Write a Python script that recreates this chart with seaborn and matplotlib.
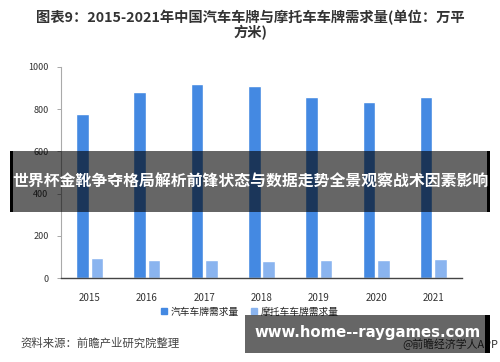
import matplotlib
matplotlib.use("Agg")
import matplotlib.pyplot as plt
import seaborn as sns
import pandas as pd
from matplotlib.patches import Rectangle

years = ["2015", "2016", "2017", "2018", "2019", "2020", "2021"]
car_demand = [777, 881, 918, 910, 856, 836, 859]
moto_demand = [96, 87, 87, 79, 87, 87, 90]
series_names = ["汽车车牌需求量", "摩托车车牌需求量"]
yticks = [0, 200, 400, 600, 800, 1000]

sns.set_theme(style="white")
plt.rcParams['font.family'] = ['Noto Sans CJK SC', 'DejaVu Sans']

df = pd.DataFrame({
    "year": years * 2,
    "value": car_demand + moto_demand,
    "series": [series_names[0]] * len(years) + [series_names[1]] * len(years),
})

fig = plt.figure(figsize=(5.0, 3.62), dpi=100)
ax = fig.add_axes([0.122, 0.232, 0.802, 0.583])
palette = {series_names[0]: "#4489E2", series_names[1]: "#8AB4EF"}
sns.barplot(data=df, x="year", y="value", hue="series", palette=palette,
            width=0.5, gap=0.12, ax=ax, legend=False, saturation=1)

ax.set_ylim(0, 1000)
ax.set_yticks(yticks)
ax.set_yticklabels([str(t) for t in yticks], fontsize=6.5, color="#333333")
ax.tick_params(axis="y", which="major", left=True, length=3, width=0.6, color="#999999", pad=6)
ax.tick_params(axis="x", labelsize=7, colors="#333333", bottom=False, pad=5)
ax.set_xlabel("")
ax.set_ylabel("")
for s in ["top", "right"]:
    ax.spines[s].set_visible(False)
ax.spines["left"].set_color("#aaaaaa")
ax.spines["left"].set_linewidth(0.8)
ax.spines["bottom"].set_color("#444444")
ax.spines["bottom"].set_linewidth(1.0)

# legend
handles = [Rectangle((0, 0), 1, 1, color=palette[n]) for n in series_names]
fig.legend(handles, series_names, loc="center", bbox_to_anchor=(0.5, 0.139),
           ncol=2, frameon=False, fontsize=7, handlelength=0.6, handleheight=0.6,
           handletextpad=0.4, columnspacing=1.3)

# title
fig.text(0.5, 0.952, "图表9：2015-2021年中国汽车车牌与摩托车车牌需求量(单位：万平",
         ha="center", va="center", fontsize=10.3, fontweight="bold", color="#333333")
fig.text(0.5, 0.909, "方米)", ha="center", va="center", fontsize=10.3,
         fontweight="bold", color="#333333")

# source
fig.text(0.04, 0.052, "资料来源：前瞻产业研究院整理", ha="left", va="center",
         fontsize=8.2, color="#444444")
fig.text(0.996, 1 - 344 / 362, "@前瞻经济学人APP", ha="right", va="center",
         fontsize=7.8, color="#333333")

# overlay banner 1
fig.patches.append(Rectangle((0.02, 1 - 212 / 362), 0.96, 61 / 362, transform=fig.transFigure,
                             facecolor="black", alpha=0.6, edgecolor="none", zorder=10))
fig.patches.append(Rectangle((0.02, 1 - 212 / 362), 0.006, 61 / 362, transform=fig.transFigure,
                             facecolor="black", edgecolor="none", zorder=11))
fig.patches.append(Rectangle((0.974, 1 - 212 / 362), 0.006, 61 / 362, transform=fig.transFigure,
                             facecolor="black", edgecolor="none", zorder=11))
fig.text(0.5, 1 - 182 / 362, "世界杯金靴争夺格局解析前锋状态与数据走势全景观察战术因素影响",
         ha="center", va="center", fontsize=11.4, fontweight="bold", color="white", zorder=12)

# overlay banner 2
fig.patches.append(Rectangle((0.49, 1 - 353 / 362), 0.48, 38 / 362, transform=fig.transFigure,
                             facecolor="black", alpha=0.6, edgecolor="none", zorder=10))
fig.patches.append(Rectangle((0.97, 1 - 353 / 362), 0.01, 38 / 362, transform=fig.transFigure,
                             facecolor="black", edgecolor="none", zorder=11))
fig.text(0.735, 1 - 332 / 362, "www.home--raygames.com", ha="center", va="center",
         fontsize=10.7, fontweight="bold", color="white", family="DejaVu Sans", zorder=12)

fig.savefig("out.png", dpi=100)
───
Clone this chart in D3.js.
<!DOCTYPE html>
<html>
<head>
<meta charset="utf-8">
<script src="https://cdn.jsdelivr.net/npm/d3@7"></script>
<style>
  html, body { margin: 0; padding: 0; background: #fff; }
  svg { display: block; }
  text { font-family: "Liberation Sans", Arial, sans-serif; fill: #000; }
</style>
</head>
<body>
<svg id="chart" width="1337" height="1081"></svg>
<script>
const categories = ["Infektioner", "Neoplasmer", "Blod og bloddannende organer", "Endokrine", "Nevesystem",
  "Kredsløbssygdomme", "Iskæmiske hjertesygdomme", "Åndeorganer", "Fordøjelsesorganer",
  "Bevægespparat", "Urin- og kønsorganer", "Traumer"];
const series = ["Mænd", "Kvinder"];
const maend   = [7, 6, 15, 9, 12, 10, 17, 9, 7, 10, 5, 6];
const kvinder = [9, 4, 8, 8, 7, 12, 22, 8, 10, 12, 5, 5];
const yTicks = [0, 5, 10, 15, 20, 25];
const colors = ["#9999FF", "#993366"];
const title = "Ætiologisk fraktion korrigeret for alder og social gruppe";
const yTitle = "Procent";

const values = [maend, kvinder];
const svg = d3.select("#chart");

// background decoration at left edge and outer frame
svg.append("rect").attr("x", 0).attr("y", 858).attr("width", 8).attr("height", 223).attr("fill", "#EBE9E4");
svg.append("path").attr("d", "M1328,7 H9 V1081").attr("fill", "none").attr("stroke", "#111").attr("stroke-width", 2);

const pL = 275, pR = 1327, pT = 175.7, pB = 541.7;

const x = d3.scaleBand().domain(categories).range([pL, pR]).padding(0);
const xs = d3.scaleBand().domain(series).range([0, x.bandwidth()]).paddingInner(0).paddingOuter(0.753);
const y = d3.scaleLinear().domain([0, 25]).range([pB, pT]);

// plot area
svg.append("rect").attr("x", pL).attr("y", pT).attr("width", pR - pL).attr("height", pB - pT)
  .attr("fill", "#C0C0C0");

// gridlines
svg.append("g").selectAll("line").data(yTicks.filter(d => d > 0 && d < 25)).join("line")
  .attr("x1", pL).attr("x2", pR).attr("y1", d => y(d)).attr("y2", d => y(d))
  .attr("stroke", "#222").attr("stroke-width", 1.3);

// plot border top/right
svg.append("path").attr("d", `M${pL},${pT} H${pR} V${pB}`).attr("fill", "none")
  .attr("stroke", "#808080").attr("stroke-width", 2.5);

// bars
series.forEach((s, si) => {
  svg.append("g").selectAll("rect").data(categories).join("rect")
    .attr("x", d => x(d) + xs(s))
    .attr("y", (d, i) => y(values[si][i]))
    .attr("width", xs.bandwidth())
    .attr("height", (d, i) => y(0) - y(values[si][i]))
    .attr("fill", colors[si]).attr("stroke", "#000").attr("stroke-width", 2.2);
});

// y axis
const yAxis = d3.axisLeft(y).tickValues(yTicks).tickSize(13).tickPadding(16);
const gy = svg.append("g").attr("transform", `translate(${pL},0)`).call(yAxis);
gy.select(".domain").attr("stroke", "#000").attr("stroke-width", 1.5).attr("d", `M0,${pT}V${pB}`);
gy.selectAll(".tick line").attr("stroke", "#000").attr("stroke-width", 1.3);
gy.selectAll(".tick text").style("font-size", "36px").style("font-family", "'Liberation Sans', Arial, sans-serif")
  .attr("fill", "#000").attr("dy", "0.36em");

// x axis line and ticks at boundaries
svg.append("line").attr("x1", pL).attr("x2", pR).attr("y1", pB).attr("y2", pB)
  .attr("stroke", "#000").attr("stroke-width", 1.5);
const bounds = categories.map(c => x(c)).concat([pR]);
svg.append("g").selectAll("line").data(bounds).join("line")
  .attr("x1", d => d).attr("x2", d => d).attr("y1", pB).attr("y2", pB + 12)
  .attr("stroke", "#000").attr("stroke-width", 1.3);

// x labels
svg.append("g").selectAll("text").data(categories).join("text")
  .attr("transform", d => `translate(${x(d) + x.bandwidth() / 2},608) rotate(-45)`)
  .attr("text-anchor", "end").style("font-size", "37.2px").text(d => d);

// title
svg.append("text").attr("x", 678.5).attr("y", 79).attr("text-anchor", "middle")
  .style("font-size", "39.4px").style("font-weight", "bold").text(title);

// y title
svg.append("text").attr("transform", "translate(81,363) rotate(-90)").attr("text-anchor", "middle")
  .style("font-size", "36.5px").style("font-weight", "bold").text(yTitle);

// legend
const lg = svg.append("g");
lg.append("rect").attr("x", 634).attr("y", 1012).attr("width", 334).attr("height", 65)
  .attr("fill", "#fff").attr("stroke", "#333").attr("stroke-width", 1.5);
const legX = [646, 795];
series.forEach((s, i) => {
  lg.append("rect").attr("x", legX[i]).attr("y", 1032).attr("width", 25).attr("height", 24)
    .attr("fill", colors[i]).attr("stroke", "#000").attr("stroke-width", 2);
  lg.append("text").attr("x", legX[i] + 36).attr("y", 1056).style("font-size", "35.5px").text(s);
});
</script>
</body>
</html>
───
WHAT TO PRODUCE: Would you restate, exactly and with no pictures, the lines of the entries above from the one containing "Write a Python" through the one containing "yticks = [0, 200, 400, 600, 800, 1000]"?

CORRECT ANSWER:
Write a Python script that recreates this chart with seaborn and matplotlib.
import matplotlib
matplotlib.use("Agg")
import matplotlib.pyplot as plt
import seaborn as sns
import pandas as pd
from matplotlib.patches import Rectangle

years = ["2015", "2016", "2017", "2018", "2019", "2020", "2021"]
car_demand = [777, 881, 918, 910, 856, 836, 859]
moto_demand = [96, 87, 87, 79, 87, 87, 90]
series_names = ["汽车车牌需求量", "摩托车车牌需求量"]
yticks = [0, 200, 400, 600, 800, 1000]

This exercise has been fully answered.